PROFITS have plunged at North East property and engineering company Metnor, partly as a result of a loss- making mobile phone venture.

The Newcastle group may have seen pre-tax profits for the year to December 31 drop to £3.1m from £5.4m a year earlier, but chief executive Stephen Rankin is bullish about the year ahead.

He said: “The business is underpinned by the quality and resilience of its core contracting and construction business”. The Killingworth-based company has managed to keep bringing in work despite the widespread property slump and turnover was flat at £84m compared to £86.6m in 2006. Mr Rankin said: “2007 has undoubtedly been a difficult year for the group. The property division performed badly, masking the effects of a strong profit stream from our contracting and construction businesses.”

The company lost £581,000 when it sold its Pandon Bank student accommodation project. Metnor blamed delays in engineering works at the Newcastle city centre site close to the East Coast Main Line and the Central Motorway, together with the withdrawal of the intended operator.

The company may not have completed any property developments last year but says it is now focused on care homes and student accommodation. It has begun work on a 120-bed care home development in Chelmsford, Essex. In September Metnor recorded a £10m climb in half-year sales, and unveiled plans to double the size of its construction arm by 2009. It said that sales for the six months to June 30 had risen by more than a third to £38.3m. Pre-tax profit in the period rose to £1m from £700,000 last time while the company now has £3m cash in the bank.

It also said that it expects growth to continue, with the construction division alone expected to contribute £60m to group revenues in two years’ time.

And managers said that the group’s overall prospects look very positive, with the property development arm having a five-year, £150m pipeline of projects lined up.

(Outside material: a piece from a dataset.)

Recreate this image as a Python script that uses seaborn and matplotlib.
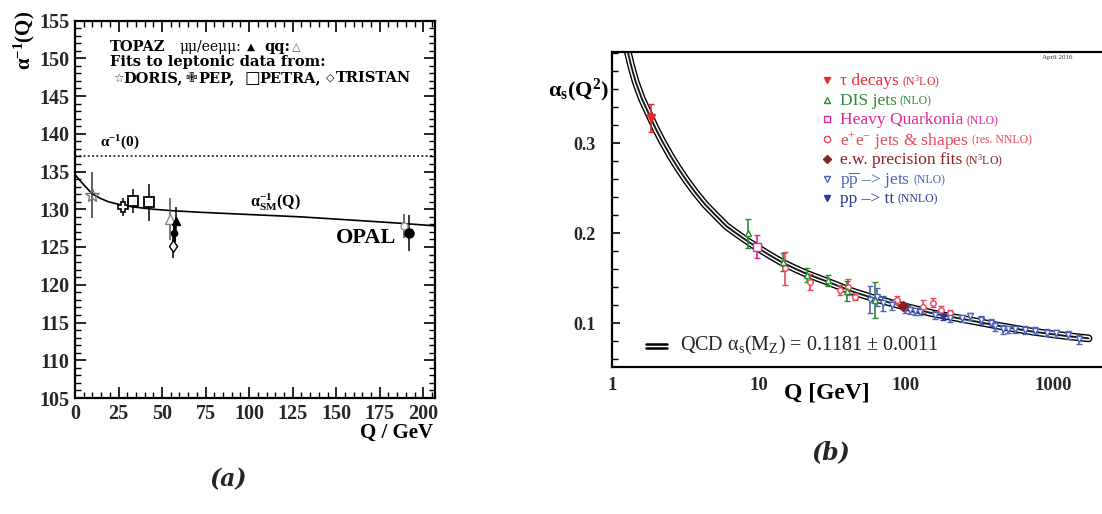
import numpy as np
import matplotlib
matplotlib.use("Agg")
import matplotlib.pyplot as plt
import seaborn as sns
import pandas as pd
from matplotlib.lines import Line2D
from matplotlib.ticker import MultipleLocator, FixedLocator, NullLocator, FixedFormatter

# ---------------- panel (a) data ----------------
a_curve_q = [0, 2.5, 4.8, 9.6, 14, 19.1, 27.7, 33.5, 45, 56.4, 71.8, 100, 129, 160, 186.6, 206.7]
a_curve_v = [134.6, 133.9, 133.3, 132.1, 131.5, 131.0, 130.5, 130.3, 130.0, 129.8, 129.6, 129.3,
             129.0, 128.55, 128.15, 127.8]
alpha_inv_0 = 137.036

doris_q, doris_v, doris_e = [9.6], [131.9], [3.0]
pep_q, pep_v, pep_e = [27.7], [130.3], [1.2]
petra_q, petra_v, petra_e = [33.5, 42.5], [131.1, 130.9], [1.6, 2.5]
tristan_q, tristan_v, tristan_e = [56.3], [125.1], [1.6]
topaz_qq_q, topaz_qq_v, topaz_qq_e = [54.8], [128.7], [2.8]
topaz_mm_q, topaz_mm_v, topaz_mm_e = [57.8], [128.5], [1.8]
topaz_ee_q, topaz_ee_v, topaz_ee_e = [56.9], [126.8], [1.1]
opal_q, opal_v, opal_e = [191.5], [126.9], [2.4]
opal2_q, opal2_v, opal2_e = [189.0], [127.8], [1.6]

a_xticks = [0, 25, 50, 75, 100, 125, 150, 175, 200]
a_yticks = [105, 110, 115, 120, 125, 130, 135, 140, 145, 150, 155]

# ---------------- panel (b) data ----------------
b_curve_q = [1.27, 1.35, 1.45, 1.6, 1.8, 2.0, 2.2, 2.5, 2.8, 3.2, 3.7, 4.3, 5.0, 6.0, 7.0, 8.4,
             10, 12, 14.6, 18, 21.1, 29.5, 43.8, 60, 91, 152.6, 258, 434, 733, 1236, 1745]
b_curve_a = [0.404, 0.386, 0.368, 0.349, 0.331, 0.315, 0.302, 0.286, 0.273, 0.259, 0.245,
             0.232, 0.221, 0.208, 0.200, 0.191, 0.183, 0.175, 0.167, 0.160, 0.155, 0.146,
             0.135, 0.128, 0.120, 0.111, 0.104, 0.097, 0.0907, 0.0859, 0.0833]

tau_q, tau_a, tau_e = [1.84], [0.328], [0.016]
dis_q = [8.4, 14.6, 21.1, 29.5, 39.5, 61.6]
dis_a = [0.200, 0.168, 0.1537, 0.148, 0.1363, 0.126]
dis_e = [0.016, 0.010, 0.008, 0.006, 0.011, 0.020]
hq_q, hq_a, hq_e = [9.63], [0.185], [0.013]
ee_q = [15.0, 22.3, 35.6, 40.4, 44.9, 86.5, 131.5, 153, 174, 199]
ee_a = [0.161, 0.146, 0.137, 0.1407, 0.1296, 0.126, 0.1185, 0.1226, 0.1148, 0.111]
ee_e = [0.018, 0.009, 0.006, 0.009, 0.004, 0.004, 0.007, 0.005, 0.005, 0.004]
ew_q, ew_a, ew_e = [95.8], [0.1192], [0.003]
ppbar_q = [56.8, 63.4, 70.1, 80.1, 98.6, 106, 114.8, 124, 157, 199, 239, 272, 326, 381,
           403, 458, 496, 551, 647, 760, 906, 1055, 1262, 1495]
ppbar_a = [0.126, 0.1296, 0.1222, 0.1203, 0.1160, 0.115, 0.1132, 0.113, 0.1093, 0.1055, 0.1055,
           0.108, 0.1037, 0.1007, 0.097, 0.0933, 0.0933, 0.0933, 0.0926, 0.0919, 0.0896,
           0.0889, 0.087, 0.0822]
ppbar_e = [0.015, 0.010, 0.008, 0.006, 0.005, 0.005, 0.004, 0.004, 0.004, 0.004, 0.004,
           0.004, 0.004, 0.004, 0.005, 0.005, 0.004, 0.004, 0.004, 0.004, 0.004, 0.004,
           0.004, 0.005]
tt_q, tt_a, tt_e = [179], [0.1074], [0.004]

b_xticks = [1, 10, 100, 1000]
b_xlabels = ["1", "10", "100", "1000"]
b_yticks = [0.1, 0.2, 0.3]

legend_main = ["τ decays", "DIS jets", "Heavy Quarkonia", "e$^{+}$e$^{-}$ jets & shapes",
               "e.w. precision fits", "p$\\overline{\\mathrm{p}}$ –> jets", "pp –> tt"]
legend_suffix = ["(N$^{3}$LO)", "(NLO)", "(NLO)", "(res. NNLO)", "(N$^{3}$LO)", "(NLO)", "(NNLO)"]

c_tau = "#e8262e"
c_dis = "#2f8a34"
c_hq = "#e0259c"
c_ee = "#ef4658"
c_ew = "#8a1f24"
c_pp = "#4d63b8"
c_tt = "#2b3b9c"

# ---------------- style ----------------
sns.set_theme(style="ticks")
plt.rcParams["font.family"] = ["Liberation Serif", "DejaVu Sans"]
plt.rcParams["mathtext.fontset"] = "custom"
plt.rcParams["mathtext.rm"] = "Liberation Serif"
plt.rcParams["mathtext.it"] = "Liberation Serif:italic"
plt.rcParams["mathtext.bf"] = "Liberation Serif:bold"
plt.rcParams["axes.edgecolor"] = "black"

W, H = 1102, 514
fig = plt.figure(figsize=(W / 100, H / 100), dpi=100)
fig.patch.set_facecolor("white")


def px_axes(l, t, r, b):
    return fig.add_axes([l / W, 1 - b / H, (r - l) / W, (b - t) / H])


def ftext(x, y, s, **kw):
    return fig.text(x / W, 1 - y / H, s, **kw)


# ================= panel (a) =================
ax = px_axes(75, 20.5, 435, 398)
ax.set_facecolor("white")
ax.set_xlim(0, 206.7)
ax.set_ylim(105, 155)

ax.axhline(alpha_inv_0, color="black", lw=1.1, ls=(0, (1.2, 1.6)))
dfa = pd.DataFrame({"Q": a_curve_q, "v": a_curve_v})
sns.lineplot(data=dfa, x="Q", y="v", ax=ax, color="black", lw=1.2, sort=True)

ekw = dict(ecolor="black", elinewidth=1.1, capsize=0, ls="none")
ax.errorbar(doris_q, doris_v, yerr=doris_e, fmt="*", ms=10, mfc="none", mec="#777777",
            mew=1.0, ecolor="#333333", elinewidth=1.1, ls="none")
ax.errorbar(pep_q, pep_v, yerr=pep_e, fmt="P", ms=7.5, mfc="white", mec="black", mew=1.2, **ekw)
ax.errorbar(petra_q, petra_v, yerr=petra_e, fmt="s", ms=7.5, mfc="white", mec="black", mew=1.3, **ekw)
ax.errorbar(topaz_qq_q, topaz_qq_v, yerr=topaz_qq_e, fmt="^", ms=7, mfc="white", mec="#888888",
            mew=1.0, ecolor="#555555", elinewidth=1.1, ls="none")
ax.errorbar(tristan_q, tristan_v, yerr=tristan_e, fmt="d", ms=6, mfc="white", mec="black", mew=1.0, **ekw)
ax.errorbar(topaz_ee_q, topaz_ee_v, yerr=topaz_ee_e, fmt="o", ms=4.5, mfc="black", mec="black",
            ecolor="black", elinewidth=2.2, ls="none")
ax.errorbar(topaz_mm_q, topaz_mm_v, yerr=topaz_mm_e, fmt="^", ms=6, mfc="black", mec="black", **ekw)
ax.errorbar(opal2_q, opal2_v, yerr=opal2_e, fmt="o", ms=5, mfc="white", mec="#999999",
            ecolor="#444444", elinewidth=1.1, ls="none")
ax.errorbar(opal_q, opal_v, yerr=opal_e, fmt="o", ms=6.5, mfc="black", mec="black", **ekw)

ax.xaxis.set_major_locator(FixedLocator(a_xticks))
ax.yaxis.set_major_locator(FixedLocator(a_yticks))
ax.xaxis.set_minor_locator(MultipleLocator(5))
ax.yaxis.set_minor_locator(MultipleLocator(1))
ax.tick_params(which="both", direction="in", top=True, right=True, color="black")
ax.tick_params(which="major", length=8, width=1.2, labelsize=14.5, pad=4)
ax.tick_params(which="minor", length=4, width=1.0)
for lab in ax.get_xticklabels() + ax.get_yticklabels():
    lab.set_fontweight("bold")
for s in ax.spines.values():
    s.set_linewidth(1.6)
    s.set_color("black")
ax.set_xlabel("")
ax.set_ylabel("")

bold = dict(fontweight="bold", color="black")
sym = ["DejaVu Sans"]
blk = dict(fontweight="bold", color="black", family="DejaVu Serif", fontsize=10.5,
           ha="left", va="center")
ftext(24, 11, "α$^{\\mathbf{-1}}$(Q)", rotation=90, ha="center", va="top", fontsize=15, **bold)
ftext(433, 433, "Q / GeV", ha="right", va="center", fontsize=15, **bold)

ftext(110, 47, "TOPAZ", **blk)
ftext(180, 47, "μμ/eeμμ:", ha="left", va="center", fontsize=10, color="black",
      family="DejaVu Serif")
ftext(251, 47, "▲", ha="center", va="center", fontsize=7.5, family=sym, color="black")
ftext(264, 47, "qq:", **blk)
ftext(296, 47, "△", ha="center", va="center", fontsize=8, family=sym, color="#555555")
ftext(110, 62, "Fits to leptonic data from:", **blk)
ftext(118, 78, "☆", ha="center", va="center", fontsize=8.5, family=sym, color="#444444")
ftext(123, 78, "DORIS,", **blk)
ftext(191, 78, "✙", ha="center", va="center", fontsize=10, family=sym, color="black")
ftext(198, 78, "PEP,", **blk)
ftext(252, 78, "□", ha="center", va="center", fontsize=12, family=sym, color="black")
ftext(259, 78, "PETRA,", **blk)
ftext(330, 78, "◇", ha="center", va="center", fontsize=8, family=sym, color="black")
ftext(336, 78, "TRISTAN", **blk)

ftext(100, 143, "α$^{\\mathbf{-1}}$(0)", ha="left", va="center", fontsize=11, **bold)
ftext(250, 202, "α$_{\\mathbf{SM}}^{\\mathbf{-1}}$(Q)", ha="left", va="center", fontsize=11.5, **bold)
ftext(396, 238, "OPAL", ha="right", va="center", fontsize=16, **bold)

# ================= panel (b) =================
bx = px_axes(612, 52.3, 1102, 367)
bx.set_facecolor("white")
bx.set_xscale("log")
bx.set_xlim(1, 2155)
bx.set_ylim(0.0515, 0.401)

dfb = pd.DataFrame({"Q": b_curve_q, "a": b_curve_a})
sns.lineplot(data=dfb, x="Q", y="a", ax=bx, color="black", lw=5.6, sort=True)
sns.lineplot(data=dfb, x="Q", y="a", ax=bx, color="white", lw=3.6, sort=True)
sns.lineplot(data=dfb, x="Q", y="a", ax=bx, color="#1a1a1a", lw=1.4, sort=True)


def ebar(q, a, e, color, marker, filled, ms=4.5, lw=1.2):
    bx.errorbar(q, a, yerr=e, fmt=marker, ms=ms, mfc=color if filled else "white",
                mec=color, mew=1.0, ecolor=color, elinewidth=lw, capsize=2.5,
                capthick=lw, ls="none")


ebar(ee_q, ee_a, ee_e, c_ee, "o", False, ms=4)
ebar(dis_q, dis_a, dis_e, c_dis, "^", False, ms=5)
ebar(hq_q, hq_a, hq_e, c_hq, "s", False, ms=5.5)
ebar(ppbar_q, ppbar_a, ppbar_e, c_pp, "v", False, ms=4)
ebar(tt_q, tt_a, tt_e, c_tt, "v", True, ms=4)
ebar(ew_q, ew_a, ew_e, c_ew, "D", True, ms=5)
ebar(tau_q, tau_a, tau_e, c_tau, "v", True, ms=6)

bx.xaxis.set_major_locator(FixedLocator(b_xticks))
bx.xaxis.set_major_formatter(FixedFormatter(b_xlabels))
bx.xaxis.set_minor_locator(NullLocator())
bx.yaxis.set_major_locator(FixedLocator(b_yticks))
bx.yaxis.set_minor_locator(MultipleLocator(0.02))
bx.tick_params(which="both", direction="in", color="black", top=False, right=False)
bx.tick_params(axis="y", which="major", length=6, width=1.2, labelsize=13, pad=12)
bx.tick_params(axis="y", which="minor", length=4, width=1.0)
bx.tick_params(axis="x", which="major", length=0, labelsize=13.5, pad=7)
for lab in bx.get_xticklabels() + bx.get_yticklabels():
    lab.set_fontweight("bold")
for name, s in bx.spines.items():
    s.set_linewidth(1.6)
    s.set_color("black")
bx.spines["right"].set_visible(False)
bx.set_xlabel("")
bx.set_ylabel("")

ftext(578, 90, "α$_{\\mathbf{s}}$(Q$^{\\mathbf{2}}$)", ha="center", va="center", fontsize=16, **bold)
ftext(827, 393, "Q [GeV]", ha="center", va="center", fontsize=17, **bold)
ftext(1057, 58, "April 2016", ha="center", va="center", fontsize=5, color="#333333")

# legend (key markers + coloured labels)
colors = [c_tau, c_dis, c_hq, c_ee, c_ew, c_pp, c_tt]
markers = ["v", "^", "s", "o", "D", "v", "v"]
filled = [True, False, False, False, True, False, True]
row_y = [79 + 19.7 * i for i in range(len(legend_main))]
main_texts = []
for y, m, c, f, lab in zip(row_y, markers, colors, filled, legend_main):
    fig.add_artist(Line2D([827 / W], [1 - (y + 1) / H], transform=fig.transFigure, ls="none",
                          marker=m, ms=4.5, mec=c, mfc=c if f else "white", mew=1.0))
    main_texts.append(ftext(840, y, lab, ha="left", va="center_baseline", fontsize=12.5, color=c))

fig.canvas.draw()
for t, c, suf, y in zip(main_texts, colors, legend_suffix, row_y):
    bb = t.get_window_extent()
    x1 = bb.x1 + 3
    fig.text(x1 / W, 1 - (y + 1) / H, suf, ha="left", va="center_baseline", fontsize=8.5, color=c)

# QCD band key
for yk in (343.5, 347.5):
    fig.add_artist(Line2D([646 / W, 667 / W], [1 - yk / H] * 2, transform=fig.transFigure,
                          color="black", lw=1.8))
ftext(680, 345, "QCD α$_{\\mathrm{s}}$(M$_{\\mathrm{Z}}$) = 0.1181 ± 0.0011",
      ha="left", va="center", fontsize=14.5, color="#222222")

# captions
ftext(228, 479, "(a)", ha="center", va="center", fontsize=17, family="DejaVu Serif",
      style="italic", fontweight="bold")
ftext(831, 452, "(b)", ha="center", va="center", fontsize=17, family="DejaVu Serif",
      style="italic", fontweight="bold")

fig.savefig("out.png", dpi=100, facecolor="white")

And on October 31 last year Metnor closed its mobile phone network subsidiary Metnor Infrastructure Services meaning a one-off loss of £493,000. Mr Rankin said: “Unfortunately, as expenditure on the mobile phone networks in the UK has dwindled, it has proved increasingly difficult to generate the volumes of work from the mobile network operators to cover costs.”

The company’s share price has fallen from a high of 364p in late 2006 to currently stand at 145p, but the chief executive and a group of other main shareholders, including his brothers and their wives, are looking to increase their stake. Early next month at an extraordinary general meeting the group – which comprises Stephen Rankin, his wife Kim, John Rankin, 49, and wife Hazel and Allan Rankin, 47, and wife Claire – will seek permission to increase its shareholding. As the group own over 30% of the shares they are asking shareholders to allow them to buy more without having to make a formal bid for the company.